Terminé el mes de febrero lleno de energía y proyectos para promover mis negocios, despegando en una asociación de la que formo parte del consejo directivo, vendiendo inmuebles, dando psicoterapia, continuando un Master online en Escritura Creativa. En fin, nada mal para alguien de 61 años de edad. Me sentía todo un chavorruco, es decir, un viejo (ruco en el lenguaje coloquial mexicano) con la energía de un chavo, con el ímpetu y la ilusión por hacer cosas en el futuro de una persona joven.
En apenas dos semanas, por el abracadabra de la pandemia del COVID-19, me tuve que recluir en casa por formar parte del grupo de mayores de 60 años, que es (somos) los más vulnerables a los estragos de la enfermedad. Para colmo, con diabetes, otro boleto más para tomar el tren expreso del coronavirus hacia el más allá. Fue algo así como cuando en la adolescencia se deja súbitamente de ser una joven promesa para convertirse en un viejo estúpido.
Como le ha pasado a todo el mundo, los cambios vinieron en avalancha: la chica (esa sí sólo chava sin ser para nada ruca) con la que llevaba nueve años saliendo me dijo “bye” en un mensaje de WhatsApp y así, con un simple anglicismo de una sílaba, acabó con casi una década de relación. Ahora me doy cuenta de que fue mejor así, porque me mentalicé a no verla y no estoy añorándola sin poder estar con ella por estar recluido desde hace cinco meses. Así que la cuarentena, literalmente, lo es en más de un sentido.
Después de vivir solo y muy contento durante 15 años, mi hija Alhelí se mudó conmigo en junio de 2019, pues no se entendía muy bien con su mamá. De hecho, fui yo quien la invitó a mi casa y me felicito de haberlo hecho, pues ha sido una gran compañía durante estas 20 semanas de encierro. Muchas veces pienso en lo difícil que habría sido vivir la cuarentena sin ella. Por supuesto que hemos pasado por un proceso de adaptación, yo por los hábitos adquiridos tras tres lustros de vida en solitario y ella por adaptarse a mí y a un espacio considerablemente más reducido que el de casa de su madre. Por supuesto que el confinamiento ha sido la prueba de fuego a esta adaptación mutua, pues no es lo mismo convivir durante cuatro horas al día que compartir 100 metros cuadrados entre nosotros y con una gata las 24 horas del día.

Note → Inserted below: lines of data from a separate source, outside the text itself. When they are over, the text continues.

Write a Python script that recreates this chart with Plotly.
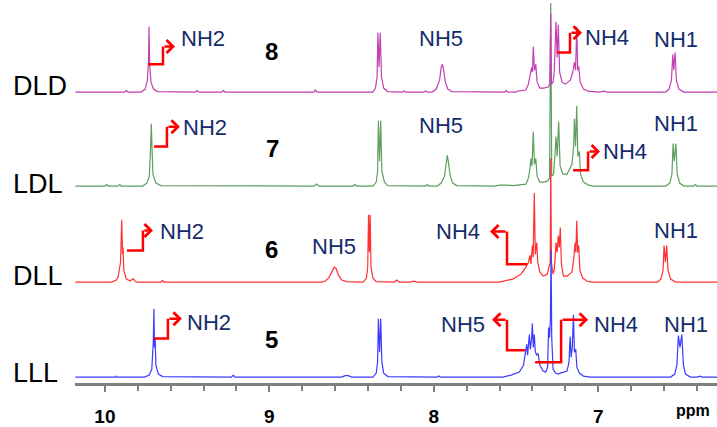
import plotly.graph_objects as go

# ---------------- data (ppm, intensity above baseline) ----------------
ppm_lll = [10.18, 9.94, 9.935, 9.93, 9.76, 9.73, 9.715, 9.706, 9.702, 9.699, 9.695, 9.690, 9.675, 9.65,
           9.23, 9.22, 9.21, 8.56, 8.54, 8.52, 8.50,
           8.37, 8.35, 8.342, 8.337, 8.330, 8.323, 8.316, 8.305, 8.28, 7.98, 7.97, 7.96,
           7.58, 7.53, 7.48, 7.455, 7.44, 7.435, 7.43, 7.425, 7.419, 7.413, 7.405, 7.401, 7.395, 7.389, 7.383,
           7.375, 7.366, 7.355, 7.335, 7.32, 7.308, 7.302, 7.296, 7.291, 7.287, 7.283, 7.275, 7.26, 7.245,
           7.23, 7.19, 7.178, 7.171, 7.165, 7.158, 7.151, 7.145, 7.137, 7.130, 7.115, 7.09, 7.05,
           6.56, 6.535, 6.522, 6.513, 6.503, 6.492, 6.482, 6.47, 6.44, 6.40, 6.38, 6.37, 6.278]
int_lll = [0, 0, 1, 0, 0, 2, 8, 35, 69, 30, 40, 12, 3, 0.5,
           0, 2, 0, 0, 1.5, 1.5, 0,
           0, 4, 15, 59, 25, 59, 15, 4, 0.5, 0, 1, 0,
           0, 2, 5, 12, 25, 33, 22, 30, 43, 28, 40, 54, 30, 43, 26,
           22, 24, 12, 6, 5, 10, 50, 40, 60, 129, 40, 8, 4, 3,
           4, 6, 15, 41, 20, 30, 63, 25, 28, 10, 4, 1, 0,
           0, 3, 12, 42, 30, 43, 12, 3, 0, 0, 1, 0, 0]

ppm_dll = [10.18, 9.96, 9.93, 9.92, 9.905, 9.898, 9.893, 9.890, 9.885, 9.87, 9.845, 9.835, 9.825, 9.815, 9.80,
           9.66, 9.65, 9.64,
           8.68, 8.66, 8.64, 8.62, 8.605, 8.595, 8.58, 8.56, 8.53, 8.45,
           8.43, 8.41, 8.402, 8.397, 8.392, 8.387, 8.382, 8.37, 8.35,
           8.24, 8.226, 8.21, 8.15, 8.12, 8.10,
           7.60, 7.52, 7.47, 7.44, 7.425, 7.415, 7.41, 7.405, 7.401, 7.396, 7.389, 7.383, 7.374, 7.368,
           7.355, 7.335, 7.31, 7.30, 7.292, 7.289, 7.285, 7.275, 7.268,
           7.262, 7.257, 7.250, 7.243, 7.237, 7.231, 7.224, 7.212, 7.19, 7.16, 7.148, 7.141, 7.136,
           7.131, 7.125, 7.119, 7.112, 7.095, 7.07, 7.04,
           6.64, 6.62, 6.606, 6.600, 6.592, 6.584, 6.576, 6.56, 6.53, 6.278]
int_dll = [0, 0, 2, 5, 20, 63, 28, 35, 12, 3, 1, 3, 3, 0.5, 0,
           0, 1.5, 0,
           0, 1, 4, 10, 15, 14, 7, 2, 0.5, 0,
           0, 4, 15, 68, 30, 68, 15, 4, 0.5,
           0, 2, 0, 0, 1, 0,
           0, 3, 8, 15, 20, 27, 18, 30, 37, 25, 90, 28, 40, 20,
           10, 6, 8, 15, 20, 125, 20, 8, 12,
           25, 40, 30, 47, 35, 55, 18, 6, 6, 10, 25, 40, 30,
           62, 30, 37, 12, 4, 1, 0,
           0, 3, 12, 37, 20, 37, 12, 3, 0, 0]

ppm_ldl = [10.18, 10.0, 9.99, 9.98, 9.92, 9.91, 9.90,
           9.77, 9.745, 9.73, 9.722, 9.718, 9.713, 9.708, 9.69, 9.66,
           8.73, 8.712, 8.70, 8.49, 8.48, 8.47,
           8.37, 8.35, 8.342, 8.337, 8.330, 8.323, 8.316, 8.30, 8.28,
           8.05, 8.04, 8.03,
           7.98, 7.955, 7.935, 7.925, 7.918, 7.912, 7.90, 7.885, 7.86,
           7.63, 7.60, 7.56, 7.52,
           7.44, 7.425, 7.415, 7.409, 7.403, 7.395, 7.388, 7.380, 7.372, 7.355, 7.33, 7.31, 7.296,
           7.289, 7.283, 7.272, 7.264, 7.257, 7.250, 7.241, 7.232, 7.215, 7.19, 7.16, 7.150, 7.145,
           7.138, 7.131, 7.124, 7.115, 7.108, 7.09, 7.06, 7.03,
           6.59, 6.565, 6.552, 6.545, 6.538, 6.528, 6.520, 6.505, 6.48, 6.42, 6.41, 6.40, 6.278]
int_ldl = [0, 0, 1.5, 0, 0, 1.5, 0,
           0, 3, 10, 40, 63, 35, 12, 3, 0.5,
           0, 2, 0, 0, 1.5, 0,
           0, 4, 15, 66, 25, 66, 15, 4, 0.5,
           0, 1.5, 0,
           0, 3, 10, 22, 31, 25, 10, 3, 0.5,
           0, 1, 1, 0.5,
           2, 8, 18, 28, 20, 55, 22, 28, 10, 4, 4, 5, 8,
           185, 10, 12, 30, 50, 30, 65, 20, 12, 12, 22, 40, 68,
           40, 81, 30, 35, 12, 4, 1, 0,
           0, 3, 12, 43, 25, 43, 12, 3, 0, 0, 1.5, 0, 0]

ppm_dld = [10.18, 9.88, 9.87, 9.86,
           9.78, 9.755, 9.742, 9.735, 9.732, 9.728, 9.72, 9.705, 9.68,
           9.45, 9.44, 9.43, 9.29, 9.28, 9.27, 8.73, 8.72, 8.71,
           8.37, 8.355, 8.345, 8.340, 8.333, 8.326, 8.318, 8.305, 8.28,
           8.19, 8.18, 8.17, 8.06, 8.05, 8.04,
           8.01, 7.985, 7.965, 7.955, 7.948, 7.942, 7.93, 7.915, 7.89,
           7.57, 7.56, 7.55, 7.50, 7.49,
           7.44, 7.425, 7.412, 7.405, 7.400, 7.395, 7.388, 7.380, 7.372, 7.355, 7.33, 7.305, 7.295,
           7.289, 7.285, 7.275, 7.268, 7.263, 7.257, 7.250, 7.243, 7.235, 7.22, 7.20, 7.17, 7.155,
           7.145, 7.138, 7.131, 7.125, 7.119, 7.11, 7.09, 7.06, 7.00, 6.96, 6.95,
           6.59, 6.57, 6.555, 6.547, 6.541, 6.533, 6.525, 6.51, 6.48, 6.278]
int_dld = [0, 0, 1.5, 0,
           0, 3, 12, 30, 66, 28, 10, 3, 0.5,
           0, 1.5, 0, 0, 1.5, 0, 0, 2, 0,
           0, 4, 15, 60, 25, 60, 15, 4, 0.5,
           0, 1, 0, 0, 1, 0,
           0, 3, 12, 25, 28, 24, 10, 3, 0.5,
           0, 1.5, 0, 0, 1,
           2, 8, 20, 25, 20, 46, 22, 28, 10, 4, 4, 5, 8,
           79, 8, 10, 20, 40, 71, 35, 68, 20, 10, 8, 12, 20,
           30, 22, 66, 22, 26, 10, 3, 1, 0, 1, 0,
           0, 3, 12, 38, 22, 40, 12, 3, 0, 0]

row_names = ["LLL", "DLL", "LDL", "DLD"]
row_numbers = ["5", "6", "7", "8"]
row_offsets = [6, 102, 199, 294]
row_colors = ["#3b3bff", "#ff3030", "#5f9f5f", "#c23fb3"]
spectra = {"LLL": (ppm_lll, int_lll), "DLL": (ppm_dll, int_dll),
           "LDL": (ppm_ldl, int_ldl), "DLD": (ppm_dld, int_dld)}

# NH labels: (text, ppm, y)
nh_labels = [("NH2", 9.404, 348), ("NH5", 7.956, 348), ("NH4", 6.946, 349), ("NH1", 6.527, 347),
             ("NH2", 9.392, 258), ("NH5", 7.956, 260), ("NH4", 6.837, 234), ("NH1", 6.527, 262),
             ("NH2", 9.532, 153), ("NH5", 8.607, 138), ("NH4", 7.853, 153), ("NH1", 6.527, 154),
             ("NH2", 9.367, 61), ("NH5", 7.822, 59), ("NH4", 6.892, 59), ("NH1", 6.467, 59)]
number_ppm = [8.990, 8.990, 8.984, 8.990]
number_y = [44, 135, 237, 335]
label_y = [10, 108, 201, 300]

# elbow arrows: start ppm, corner ppm, tip ppm, low y, high y
arrow_start = [9.738, 7.251, 9.702, 7.153, 9.866, 7.433, 9.702, 7.445, 7.384]
arrow_corner = [9.647, 7.172, 9.623, 7.062, 9.769, 7.555, 9.617, 7.555, 7.226]
arrow_tip = [9.574, 7.099, 9.544, 6.989, 9.708, 7.658, 9.532, 7.646, 7.062]
arrow_low = [322, 334, 239, 215, 134, 120, 45, 33, 21]
arrow_high = [340, 354, 259, 234, 154, 153, 65, 64, 64]

x_ticks = [10, 9, 8, 7]
x_range = [10.182, 6.278]

# ---------------- figure ----------------
fig = go.Figure()
draw_order = ["LDL", "DLD", "DLL", "LLL"]
for name in draw_order:
    i = row_names.index(name)
    px, py = spectra[name]
    fig.add_trace(go.Scatter(x=px, y=[row_offsets[i] + v for v in py], mode="lines",
                             line=dict(color=row_colors[i], width=1.2), hoverinfo="skip",
                             showlegend=False))

for s, c, t, lo, hi in zip(arrow_start, arrow_corner, arrow_tip, arrow_low, arrow_high):
    fig.add_trace(go.Scatter(x=[s, c, c], y=[lo, lo, hi], mode="lines",
                             line=dict(color="#ff0000", width=2.5), hoverinfo="skip",
                             showlegend=False))
    fig.add_annotation(x=t, y=hi, ax=c, ay=hi, xref="x", yref="y", axref="x", ayref="y",
                       text="", showarrow=True, arrowhead=4, arrowsize=1, arrowwidth=2.5,
                       arrowcolor="#ff0000", standoff=0, startstandoff=0)

for txt, xp, yp in nh_labels:
    fig.add_annotation(x=xp, y=yp, xref="x", yref="y", text=txt, showarrow=False,
                       xanchor="center", yanchor="middle",
                       font=dict(family="Liberation Sans, Arial", size=22, color="#142c6b"))

for i in range(4):
    fig.add_annotation(x=number_ppm[i], y=number_y[i], xref="x", yref="y",
                       text="<b>%s</b>" % row_numbers[i], showarrow=False,
                       xanchor="center", yanchor="middle",
                       font=dict(family="Liberation Sans, Arial", size=24, color="#000000"))
    fig.add_annotation(x=-0.1, y=label_y[i], xref="paper", yref="y", xanchor="left",
                       yanchor="middle", text=row_names[i], showarrow=False,
                       font=dict(family="Liberation Sans, Arial", size=27, color="#000000"))

fig.add_annotation(x=0.9626, y=-0.072, xref="paper", yref="paper", text="<b>ppm</b>",
                   xanchor="center", yanchor="middle", showarrow=False,
                   font=dict(family="Liberation Sans, Arial", size=16, color="#000000"))

fig.update_layout(
    width=717, height=427, margin=dict(l=75, r=0, t=0, b=40),
    paper_bgcolor="white", plot_bgcolor="white",
    xaxis=dict(range=x_range, tickvals=x_ticks, ticktext=["<b>%d</b>" % v for v in x_ticks],
               showgrid=False, zeroline=False, showline=True, linecolor="#7f7f7f", linewidth=3,
               ticks="outside", ticklen=6, tickwidth=1.5, tickcolor="#7f7f7f",
               ticklabelstandoff=8,
               tickfont=dict(family="Liberation Sans, Arial", size=19, color="#000000"),
               minor=dict(dtick=0.2, ticks="outside", ticklen=5, tickwidth=1.5,
                          tickcolor="#7f7f7f", showgrid=False)),
    yaxis=dict(range=[0, 387], visible=False, showgrid=False, zeroline=False),
)

fig.write_html("out.html", config={"displayModeBar": False},
               post_script="document.body.style.margin='0px';")
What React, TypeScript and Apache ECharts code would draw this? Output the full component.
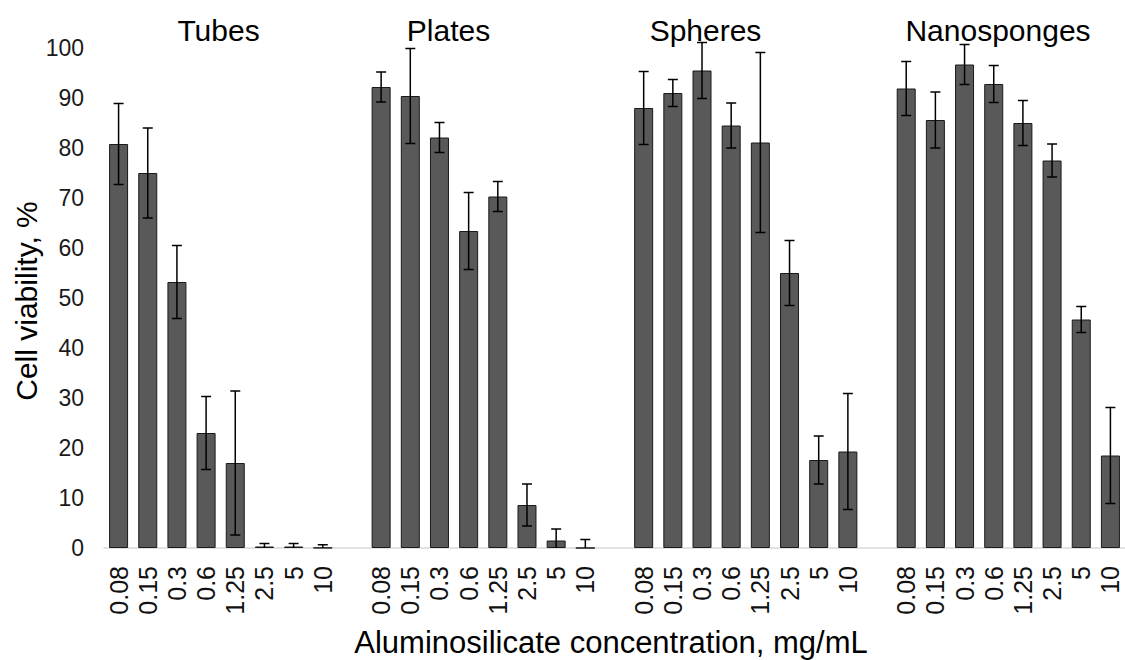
import React, { useEffect, useRef } from "react";
import * as echarts from "echarts";

const concentrations = ["0.08", "0.15", "0.3", "0.6", "1.25", "2.5", "5", "10"];
const groups = ["Tubes", "Plates", "Spheres", "Nanosponges"];

const tubesMean = [80.8, 75.0, 53.2, 23.0, 17.0, 0.3, 0.3, 0.05];
const tubesErr = [8.1, 9.0, 7.3, 7.3, 14.4, 0.6, 0.6, 0.6];
const platesMean = [92.2, 90.4, 82.1, 63.4, 70.3, 8.6, 1.5, 0];
const platesErr = [3.0, 9.5, 3.0, 7.7, 3.0, 4.2, 2.3, 1.7];
const spheresMean = [88.0, 91.0, 95.5, 84.5, 81.1, 55.0, 17.6, 19.3];
const spheresErr = [7.3, 2.7, 5.6, 4.5, 18.0, 6.5, 4.8, 11.6];
const nanoMean = [91.9, 85.6, 96.7, 92.8, 85.0, 77.5, 45.7, 18.5];
const nanoErr = [5.4, 5.6, 4.0, 3.7, 4.5, 3.3, 2.6, 9.6];

const yTicks = { min: 0, max: 100, interval: 10 };
const xAxisTitle = "Aluminosilicate concentration, mg/mL";
const yAxisTitle = "Cell viability, %";

const FONT = "'Liberation Sans', Arial, sans-serif";

export default function App() {
  const ref = useRef<HTMLDivElement>(null);

  useEffect(() => {
    document.body.style.margin = "0";
    if (!ref.current) return;
    const chart = echarts.init(ref.current, undefined, { renderer: "svg" });

    const means = [tubesMean, platesMean, spheresMean, nanoMean];
    const errs = [tubesErr, platesErr, spheresErr, nanoErr];

    const categories: string[] = [];
    const barData: (number | null)[] = [];
    const errData: number[][] = [];
    groups.forEach((g, gi) => {
      if (gi > 0) {
        categories.push("");
        barData.push(null);
      }
      concentrations.forEach((c, ci) => {
        const idx = categories.length;
        categories.push(c);
        const m = means[gi][ci];
        const e = errs[gi][ci];
        barData.push(m);
        errData.push([idx, Math.max(0, m - e), m + e]);
      });
    });

    const titleX = [218.5, 448.5, 705.5, 998];

    chart.setOption({
      animation: false,
      backgroundColor: "#ffffff",
      textStyle: { fontFamily: FONT },
      grid: { left: 104, top: 48, height: 500, width: 1025.5 },
      xAxis: {
        type: "category",
        data: categories,
        boundaryGap: true,
        axisLine: { show: true, lineStyle: { color: "#d9d9d9", width: 1.5 } },
        axisTick: { show: false },
        axisLabel: {
          interval: 0,
          rotate: 90,
          fontSize: 25,
          color: "#111",
          margin: 18,
          fontFamily: FONT,
        },
        splitLine: { show: false },
      },
      yAxis: {
        type: "value",
        min: yTicks.min,
        max: yTicks.max,
        interval: yTicks.interval,
        axisLine: { show: false },
        axisTick: { show: false },
        splitLine: { show: false },
        axisLabel: { fontSize: 23, color: "#1a1a1a", margin: 20, fontFamily: FONT },
      },
      series: [
        {
          type: "bar",
          data: barData,
          barWidth: 19,
          itemStyle: { color: "#595959", borderColor: "#1a1a1a", borderWidth: 1 },
          z: 2,
        },
        {
          type: "custom",
          data: errData,
          z: 3,
          renderItem: (params: any, api: any) => {
            const idx = api.value(0);
            const low = api.value(1);
            const high = api.value(2);
            const pLow = api.coord([idx, low]);
            const pHigh = api.coord([idx, high]);
            const half = 5;
            const style = { stroke: "#000", lineWidth: 1.5 };
            const children: any[] = [
              {
                type: "line",
                shape: { x1: pHigh[0], y1: pHigh[1], x2: pLow[0], y2: pLow[1] },
                style,
              },
              {
                type: "line",
                shape: { x1: pHigh[0] - half, y1: pHigh[1], x2: pHigh[0] + half, y2: pHigh[1] },
                style,
              },
            ];
            if (low > 0) {
              children.push({
                type: "line",
                shape: { x1: pLow[0] - half, y1: pLow[1], x2: pLow[0] + half, y2: pLow[1] },
                style,
              });
            }
            return { type: "group", children };
          },
        },
      ],
      graphic: [
        ...groups.map((g, i) => ({
          type: "text",
          x: titleX[i],
          y: 30,
          style: {
            text: g,
            font: `30px ${FONT}`,
            fill: "#000",
            textAlign: "center",
            textVerticalAlign: "middle",
          },
        })),
        {
          type: "text",
          x: 611,
          y: 642,
          style: {
            text: xAxisTitle,
            font: `31px ${FONT}`,
            fill: "#000",
            textAlign: "center",
            textVerticalAlign: "middle",
          },
        },
        {
          type: "text",
          x: 26,
          y: 301,
          rotation: Math.PI / 2,
          style: {
            text: yAxisTitle,
            font: `30px ${FONT}`,
            fill: "#000",
            textAlign: "center",
            textVerticalAlign: "middle",
          },
        },
      ],
    });

    return () => chart.dispose();
  }, []);

  return <div ref={ref} style={{ width: 1125, height: 660 }} />;
}
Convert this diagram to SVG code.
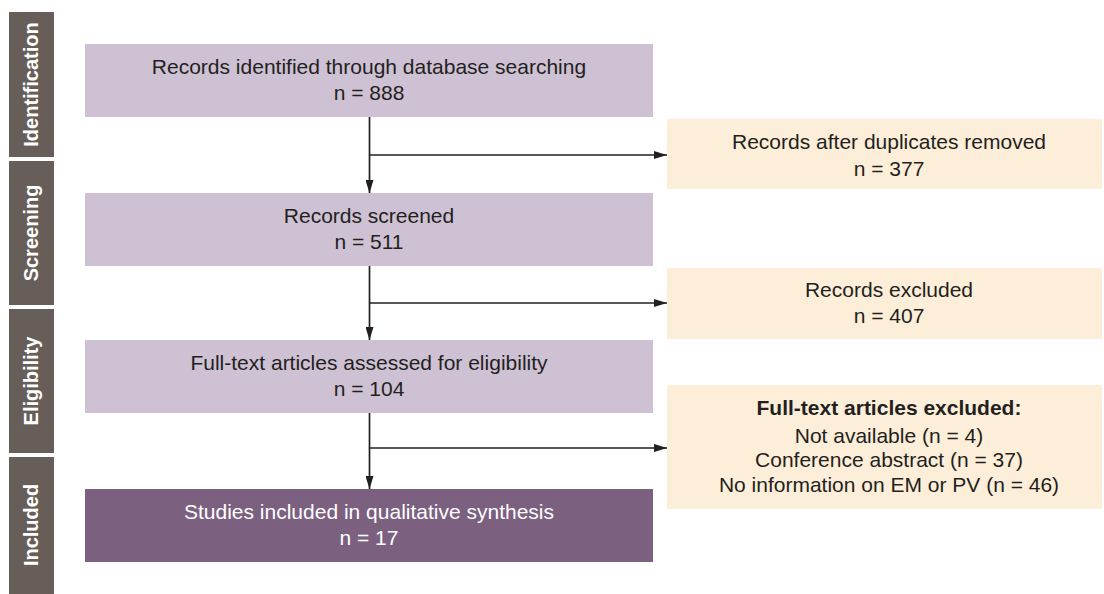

Petrushka, una gata de raza balinesa, es el otro integrante de esta familia reducida. En realidad, la familia es más amplía, pues tengo dos hijos que viven fuera de México: Federico, de 35 años que es músico y vive en Inglaterra, y Xavier, físico de 25 que vive en Francia. Alhelí tiene 29 y es psicóloga y psicoterapeuta Gestalt.
Debo decir que soy un padre atípico pues, aunque todos los días pienso en mis hijos que viven fuera, rara vez les hablo y tampoco les mando muchos mensajes. Tal vez sea ese sentirlos muy cerca de mí lo que hace que no necesite estarlos buscando todo el tiempo. Sé que están bien y eso me hace estar tranquilo y sentirme feliz. No sé cómo lo vivan ellos. Para algunas personas puede ser una bendición no tener un papá que esté todo el santo día tras ellos, preguntándoles cómo están o si necesitan algo. Y para otros puede provocar un sentimiento de abandono. Yo creo que mis hijos saben que cuentan conmigo y saben que, aunque no me comunique con ellos muy seguido, siempre estoy aquí para ellos.
Con Alhelí es muy diferente, pues nos vemos todos los días y aunque ella no es muy parlanchina, yo sí hablo hasta por los codos durante las comidas y la cena. Le cuento sobre todo lo que leo, lo que escribo, las mil teorías locas que se me ocurren cada día y ella me escucha con una paciencia infinita.
Mi mayor agobio, además de la situación económica que nos ha pegado como a todos, es que la señora Alicia, que nos ayuda con la limpieza, no ha venido desde mediados de marzo, porque es muy expuesto para ella y para nosotros. Le sigo pagando la mitad de su sueldo y la extraño más que a mi madre, que en paz descanse.